При предельно простой регистрации партий и достаточно мягком законодательстве о выборах западноевропейские политические системы отнюдь не страдают от избыточного плюрализма. Широкое представительство мелких партий сегодня характерно только для Дании и Голландии. Однако показательно, что небольшие партии, раз прорвавшись в палату депутатов, либо исчезают оттуда, либо начинают быстро расти, как, например, экс-маоистская Социалистическая партия Голландии, которая теперь является одной из крупнейших в стране.
Единственный пример, когда избиратели действительно жаловались на засилье «мелкоты» в законодательном собрании, это Италия 1970-х годов. Но вызвано это было отнюдь не эстетическими соображениями, а политикой коалиций, которая была типична для того времени.
При крайне фрагментированном парламенте господствующие христианские демократы, которым всегда недоставало нескольких голосов, принуждены были каждый раз идти на сделку с той или иной небольшой группой. В итоге партии, поддержанные ничтожным числом избирателей, получали министерские портфели и реальную возможность диктовать свои условия более сильным партнерам и обществу в целом.
Тогда как компартия Италии, за которую даже в сравнительно неудачные для нее годы отдавал свои голоса каждый третий итальянец, неизменно оставалась за бортом правительства.
Больше всего от этой системы выигрывали социалисты.
На федеральном уровне они входили в коалицию с правыми, а в муниципалитетах смотрели, у кого больше голосов и присоединялись к победителю. В итоге они, имея около 10% поддержки избирателей, были представлены во всех структурах власти, на всех уровнях. А заодно и завоевали репутацию самой коррумпированной партии.
В России подобные расклады невозможны, поскольку исполнительная власть у нас либо назначается, либо избирается напрямую. Иными словами, не только правительство и президент, но и мэры в нашем государстве, по большому счету, не зависят от партий, тем более - от их случайных и конъюнктурных коалиций.
Пятипроцентный барьер, введенный у нас по немецкому образцу, прекрасно выполнял свою задачу по отбраковке мелких политических организаций. Но он же и стимулировал организационный рост партий, имеющих реальную перспективу развития.
Однако, несмотря на это, никакого развития политической системы мы не заметили. Ни роста авторитета политических партий, ни укрепления их влияния в обществе, ни даже активного их участия в общественных дискуссиях. Ничего или почти ничего. Скорее наоборот: происходит постепенная эрозия влияния всех традиционных организаций.
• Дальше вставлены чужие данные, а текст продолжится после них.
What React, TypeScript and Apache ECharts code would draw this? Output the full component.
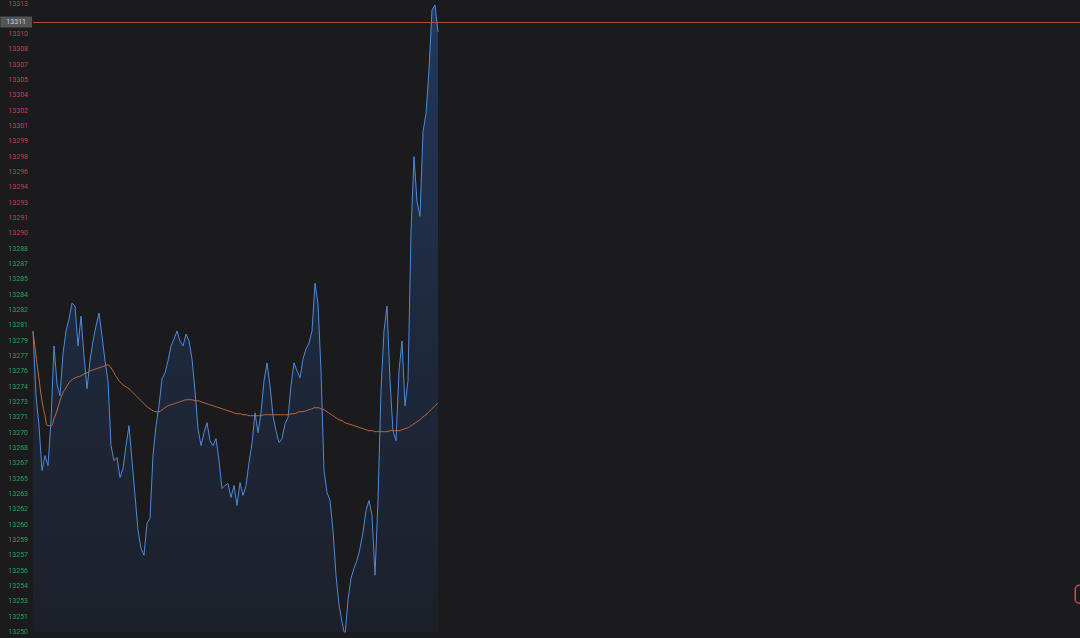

Они медленно умирают. Исключением являются, конечно, «Единая Россия» и «Справедливая Россия». Но все же понимают, что секрет влияния «Единой России» - в ее связи с действующей исполнительной властью. Вот пройдет 2008 год, появится новый президент, тогда и увидим, чего стоит «ЕдРо» в качестве самостоятельной политической организации. Что же до «Справедливой России», то это даже и не партия вообще, а политтехнологический проект, слепленный под нынешние думские выборы.
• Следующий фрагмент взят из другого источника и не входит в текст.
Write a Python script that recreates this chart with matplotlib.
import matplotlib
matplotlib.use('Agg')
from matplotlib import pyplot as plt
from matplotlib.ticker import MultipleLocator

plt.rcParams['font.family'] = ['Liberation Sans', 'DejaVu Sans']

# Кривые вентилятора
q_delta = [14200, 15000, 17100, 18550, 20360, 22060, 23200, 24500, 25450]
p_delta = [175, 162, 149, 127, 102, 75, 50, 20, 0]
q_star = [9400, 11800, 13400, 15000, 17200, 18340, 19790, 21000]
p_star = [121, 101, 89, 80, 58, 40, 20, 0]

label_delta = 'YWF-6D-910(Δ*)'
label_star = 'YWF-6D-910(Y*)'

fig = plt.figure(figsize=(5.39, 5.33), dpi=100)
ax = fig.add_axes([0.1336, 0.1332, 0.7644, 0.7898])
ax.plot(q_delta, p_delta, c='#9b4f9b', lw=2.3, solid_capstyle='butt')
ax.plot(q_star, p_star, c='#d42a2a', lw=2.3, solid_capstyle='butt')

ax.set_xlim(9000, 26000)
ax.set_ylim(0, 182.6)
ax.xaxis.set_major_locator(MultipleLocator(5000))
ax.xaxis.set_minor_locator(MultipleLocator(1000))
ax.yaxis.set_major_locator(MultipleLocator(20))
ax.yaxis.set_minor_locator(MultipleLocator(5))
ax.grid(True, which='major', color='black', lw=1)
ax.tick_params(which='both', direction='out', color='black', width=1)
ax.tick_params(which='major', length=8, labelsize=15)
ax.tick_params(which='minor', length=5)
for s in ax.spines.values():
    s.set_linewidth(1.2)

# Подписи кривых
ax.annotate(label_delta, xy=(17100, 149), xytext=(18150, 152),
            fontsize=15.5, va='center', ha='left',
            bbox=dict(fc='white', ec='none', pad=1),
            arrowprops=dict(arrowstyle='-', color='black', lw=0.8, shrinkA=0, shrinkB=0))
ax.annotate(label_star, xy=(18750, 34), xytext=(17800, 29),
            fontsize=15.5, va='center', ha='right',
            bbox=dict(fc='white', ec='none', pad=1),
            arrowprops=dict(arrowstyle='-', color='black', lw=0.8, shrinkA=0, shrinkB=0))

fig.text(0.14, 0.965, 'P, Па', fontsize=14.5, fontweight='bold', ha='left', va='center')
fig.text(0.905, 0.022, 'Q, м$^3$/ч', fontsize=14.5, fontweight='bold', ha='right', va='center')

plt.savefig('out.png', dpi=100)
Идеологи власти, наблюдая все это безобразие, справедливо констатировали, что партии у нас плохие, неавторитетные. А уже исходя из этого сделали вывод, что их вдобавок еще слишком много. Помните советский анекдот про однопартийную систему: две партии мы бы не прокормили. Авторы избирательных законов следуют примерно той же логике. Зачем возиться с мелкими организациями, если даже крупные на самом деле никого не представляют?
Только методы лечения, предпринятого думскими законодателями и разработанного экспертно-идеологическим аппаратом власти, совершенно никуда не годятся. Слабость и отсутствие авторитета партий связана с отсутствием связей между ними и обществом. В Думе почему-то считают, что если административного контроля над партиями будет больше, количество препятствий на пути их деятельности увеличится, а сами они окончательно превратятся в дорогостоящие и громоздкие избирательные машины, их авторитет в народе и связь с обществом резко повысятся. Немного странная логика.
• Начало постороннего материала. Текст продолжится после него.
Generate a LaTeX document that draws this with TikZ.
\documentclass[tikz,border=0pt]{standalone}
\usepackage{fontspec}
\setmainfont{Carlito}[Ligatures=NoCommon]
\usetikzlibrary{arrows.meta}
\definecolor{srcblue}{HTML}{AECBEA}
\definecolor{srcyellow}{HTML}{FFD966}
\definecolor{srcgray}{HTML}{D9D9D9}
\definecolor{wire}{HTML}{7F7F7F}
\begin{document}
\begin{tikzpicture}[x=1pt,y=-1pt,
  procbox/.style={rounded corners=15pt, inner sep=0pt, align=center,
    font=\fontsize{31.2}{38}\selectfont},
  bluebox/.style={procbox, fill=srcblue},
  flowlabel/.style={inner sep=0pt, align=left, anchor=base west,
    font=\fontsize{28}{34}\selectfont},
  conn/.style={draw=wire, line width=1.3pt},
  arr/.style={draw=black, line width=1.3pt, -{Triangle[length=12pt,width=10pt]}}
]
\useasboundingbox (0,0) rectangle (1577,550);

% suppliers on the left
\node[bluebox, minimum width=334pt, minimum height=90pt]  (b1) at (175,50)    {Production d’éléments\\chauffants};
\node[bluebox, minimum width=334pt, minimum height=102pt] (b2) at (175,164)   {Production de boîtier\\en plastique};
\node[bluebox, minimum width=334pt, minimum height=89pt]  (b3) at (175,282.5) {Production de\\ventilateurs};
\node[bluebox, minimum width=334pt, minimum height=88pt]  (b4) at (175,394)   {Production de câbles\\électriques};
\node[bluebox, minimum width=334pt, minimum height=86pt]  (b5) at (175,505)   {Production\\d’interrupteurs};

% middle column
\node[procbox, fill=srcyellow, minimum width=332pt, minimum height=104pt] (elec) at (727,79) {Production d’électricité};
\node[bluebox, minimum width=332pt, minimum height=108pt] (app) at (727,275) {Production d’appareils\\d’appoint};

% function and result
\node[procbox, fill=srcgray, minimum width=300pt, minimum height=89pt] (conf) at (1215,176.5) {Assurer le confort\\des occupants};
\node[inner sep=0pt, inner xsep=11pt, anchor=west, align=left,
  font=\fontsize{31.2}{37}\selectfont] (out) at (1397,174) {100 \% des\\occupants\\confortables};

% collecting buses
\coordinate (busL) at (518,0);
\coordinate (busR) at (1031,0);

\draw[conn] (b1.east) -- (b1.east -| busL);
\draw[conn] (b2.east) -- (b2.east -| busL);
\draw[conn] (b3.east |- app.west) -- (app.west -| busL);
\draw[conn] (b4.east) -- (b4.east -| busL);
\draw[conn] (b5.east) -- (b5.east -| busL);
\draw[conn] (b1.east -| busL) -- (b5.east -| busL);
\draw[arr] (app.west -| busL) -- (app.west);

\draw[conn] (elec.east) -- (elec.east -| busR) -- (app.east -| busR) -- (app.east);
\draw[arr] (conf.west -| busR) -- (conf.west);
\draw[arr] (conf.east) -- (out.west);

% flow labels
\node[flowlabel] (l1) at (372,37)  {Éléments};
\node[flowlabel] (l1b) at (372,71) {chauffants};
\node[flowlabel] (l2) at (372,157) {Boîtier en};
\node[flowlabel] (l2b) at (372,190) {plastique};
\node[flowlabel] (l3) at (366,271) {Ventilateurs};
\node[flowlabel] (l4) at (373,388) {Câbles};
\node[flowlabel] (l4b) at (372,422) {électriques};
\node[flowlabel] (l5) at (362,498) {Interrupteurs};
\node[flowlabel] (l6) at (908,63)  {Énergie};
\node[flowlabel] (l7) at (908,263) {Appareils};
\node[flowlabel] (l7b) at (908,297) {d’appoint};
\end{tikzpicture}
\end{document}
На самом деле главная причина слабости партий лежит в слабости и малозначительности представительной власти вообще. Итальянские партии 1970-х при всей их коррумпированности все же были способны влиять на политику правительства. Потому, кстати, и вопрос о реформе избирательной системы бурно обсуждался всей страной. У нас же, даже выбирая депутатов Государственной думы, мы испытываем иллюзии, будто на что-то серьезно влияем.
И не надо ссылаться в оправдание на подавляющее большинство думских единороссов. Мол, они превратили Думу в придаток правительства. А разве раньше, после выборов 1995 и 1999 года, когда было в парламенте «оппозиционное» большинство, или потом, когда явного большинства ни у кого не было, Дума была самостоятельным, влиятельным и авторитетным органом? И разве президент и правительство не были способны, невзирая на вопли истошные депутатов, творить все, что им заблагорассудится?